SMEs welcome supermarket watchdog

Plans for a new supermarket ombudsman have been warmly received by small businesses.

The government has announced a new ombudsman to enforce its groceries supply code of practice, which will cover supplier issues such as late payment and retrospective pricing and consumer complaints.

Gill Grifffin, owner of school uniform shop Early Years, says: ‘This move is just what we need. Supermarkets unfairly squeeze suppliers and make it hard to compete by running loss leaders, which portray small retailers as expensive. Hopefully a watchdog will curb some of these practices.’

The Forum of Private Business says the decision is a welcome move. Phil Orford, chief executive of the FPB, adds: ‘Small suppliers and retailers continue to suffer as a result of supermarkets’ anti-competitive practices. One of the main problems is that many suppliers feel intimidated into silence and do not speak out; a situation we need to change.’

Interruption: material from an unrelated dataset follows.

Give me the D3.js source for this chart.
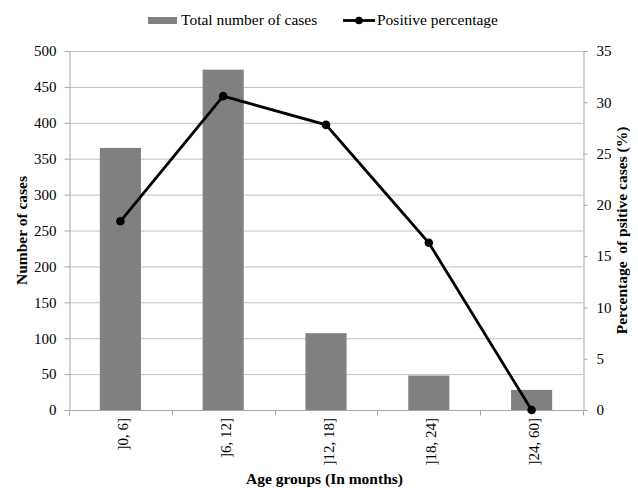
<!DOCTYPE html>
<html>
<head>
<meta charset="utf-8">
<script src="https://cdn.jsdelivr.net/npm/d3@7"></script>
<style>
  body { margin: 0; background: #fff; }
</style>
</head>
<body>
<svg id="chart" width="638" height="488"></svg>
<script>
// Age groups and their values
const ageGroups = ["]0, 6]", "]6, 12]", "]12, 18]", "]18, 24]", "]24, 60]"];
const totalCases = [365, 474, 107, 48, 28];
const positivePct = [18.4, 30.6, 27.8, 16.3, 0];
const caseTicks = [0, 50, 100, 150, 200, 250, 300, 350, 400, 450, 500];
const pctTicks = [0, 5, 10, 15, 20, 25, 30, 35];

const FONT = "'Liberation Serif', 'Times New Roman', serif";
const svg = d3.select("#chart").style("font-family", FONT);
const plotL = 69, plotR = 583, plotT = 51, plotB = 410;
const axisColor = "#a6a6a6", gridColor = "#c0c0c0";
const tickFont = 15, labelFont = 15.5;

const x = d3.scaleBand().domain(ageGroups).range([plotL, plotR]);
const yL = d3.scaleLinear().domain([0, 500]).range([plotB, plotT]);
const yR = d3.scaleLinear().domain([0, 35]).range([plotB, plotT]);

// gridlines
svg.append("g").selectAll("line").data(caseTicks.filter(d => d > 0)).join("line")
  .attr("x1", plotL).attr("x2", plotR)
  .attr("y1", d => yL(d) + 0.5).attr("y2", d => yL(d) + 0.5)
  .attr("stroke", gridColor).attr("stroke-width", 1);

// bars
const barW = x.bandwidth() * 0.4;
svg.append("g").selectAll("rect").data(ageGroups).join("rect")
  .attr("x", d => x(d) + (x.bandwidth() - barW) / 2)
  .attr("width", barW)
  .attr("y", (d, i) => yL(totalCases[i]))
  .attr("height", (d, i) => plotB - yL(totalCases[i]))
  .attr("fill", "#808080");

// axes
function styleAxis(g) {
  g.attr("font-family", null);
  g.select(".domain").attr("stroke", axisColor);
  g.selectAll(".tick line").attr("stroke", axisColor);
  g.selectAll(".tick text").attr("font-size", tickFont).style("font-family", FONT).style("fill", "#000");
}
svg.append("g").attr("transform", `translate(${plotL + 0.5},0)`)
  .call(d3.axisLeft(yL).tickValues(caseTicks).tickSize(5).tickSizeOuter(0).tickPadding(8))
  .call(styleAxis);
svg.append("g").attr("transform", `translate(${plotR + 0.5},0)`)
  .call(d3.axisRight(yR).tickValues(pctTicks).tickSize(4).tickSizeOuter(0).tickPadding(9))
  .call(styleAxis);

// x axis with ticks at category boundaries
const xg = svg.append("g").attr("transform", `translate(0,${plotB + 0.5})`);
xg.append("line").attr("x1", plotL).attr("x2", plotR).attr("stroke", axisColor);
const bounds = ageGroups.map(d => x(d)).concat([plotR]);
xg.selectAll("line.tk").data(bounds).join("line").attr("class", "tk")
  .attr("x1", d => Math.round(d) + 0.5).attr("x2", d => Math.round(d) + 0.5)
  .attr("y1", 0).attr("y2", 5).attr("stroke", axisColor);
xg.selectAll("text").data(ageGroups).join("text")
  .attr("transform", d => `translate(${x(d) + x.bandwidth() / 2 + 7.5},7.5) rotate(-90)`)
  .attr("text-anchor", "end").attr("font-size", tickFont).style("font-family", FONT)
  .text(d => d);

// percentage line
const line = d3.line()
  .x((d, i) => x(ageGroups[i]) + x.bandwidth() / 2)
  .y(d => yR(d));
svg.append("path").datum(positivePct)
  .attr("d", line).attr("fill", "none")
  .attr("stroke", "#000").attr("stroke-width", 2.8);
svg.append("g").selectAll("circle").data(positivePct).join("circle")
  .attr("cx", (d, i) => x(ageGroups[i]) + x.bandwidth() / 2)
  .attr("cy", d => yR(d)).attr("r", 4.3).attr("fill", "#000");

// axis titles
svg.append("text").attr("x", 324.5).attr("y", 484).attr("text-anchor", "middle")
  .style("font-family", FONT)
  .attr("font-size", labelFont).attr("font-weight", "bold").text("Age groups (In months)");
svg.append("text").attr("transform", `translate(27,${(plotT + plotB) / 2}) rotate(-90)`)
  .style("font-family", FONT)
  .attr("text-anchor", "middle").attr("font-size", labelFont).attr("font-weight", "bold")
  .text("Number of cases");
svg.append("text").attr("transform", `translate(627,${(plotT + plotB) / 2}) rotate(-90)`)
  .style("font-family", FONT)
  .attr("text-anchor", "middle").attr("font-size", labelFont).attr("font-weight", "bold")
  .style("white-space", "pre")
  .text("Percentage  of psitive cases (%)");

// legend
const lg = svg.append("g");
lg.append("rect").attr("x", 148).attr("y", 17).attr("width", 29).attr("height", 7).attr("fill", "#808080");
lg.append("text").attr("x", 181).attr("y", 25).attr("font-size", labelFont).style("font-family", FONT)
  .text("Total number of cases");
lg.append("line").attr("x1", 343).attr("x2", 375).attr("y1", 20.5).attr("y2", 20.5)
  .attr("stroke", "#000").attr("stroke-width", 2.8);
lg.append("circle").attr("cx", 359).attr("cy", 20.5).attr("r", 3.8).attr("fill", "#000");
lg.append("text").attr("x", 377).attr("y", 25).attr("font-size", labelFont).style("font-family", FONT)
  .text("Positive percentage");
</script>
</body>
</html>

The body is calling for a guarantee of anonymity for suppliers wishing to complain about poor treatment. In a survey from the group, 74 per cent of respondents said they would want anonymity when giving evidence.

According to the Competition Commission, between 1999 and 2006 the entry of supermarkets into town centres caused more independent grocers to close than new retailers to move in.

However, the British Retail Consortium has expressed concerns that the decision will lead to an unnecessary and costly new bureaucracy.

The watchdog will come into force on 4 February.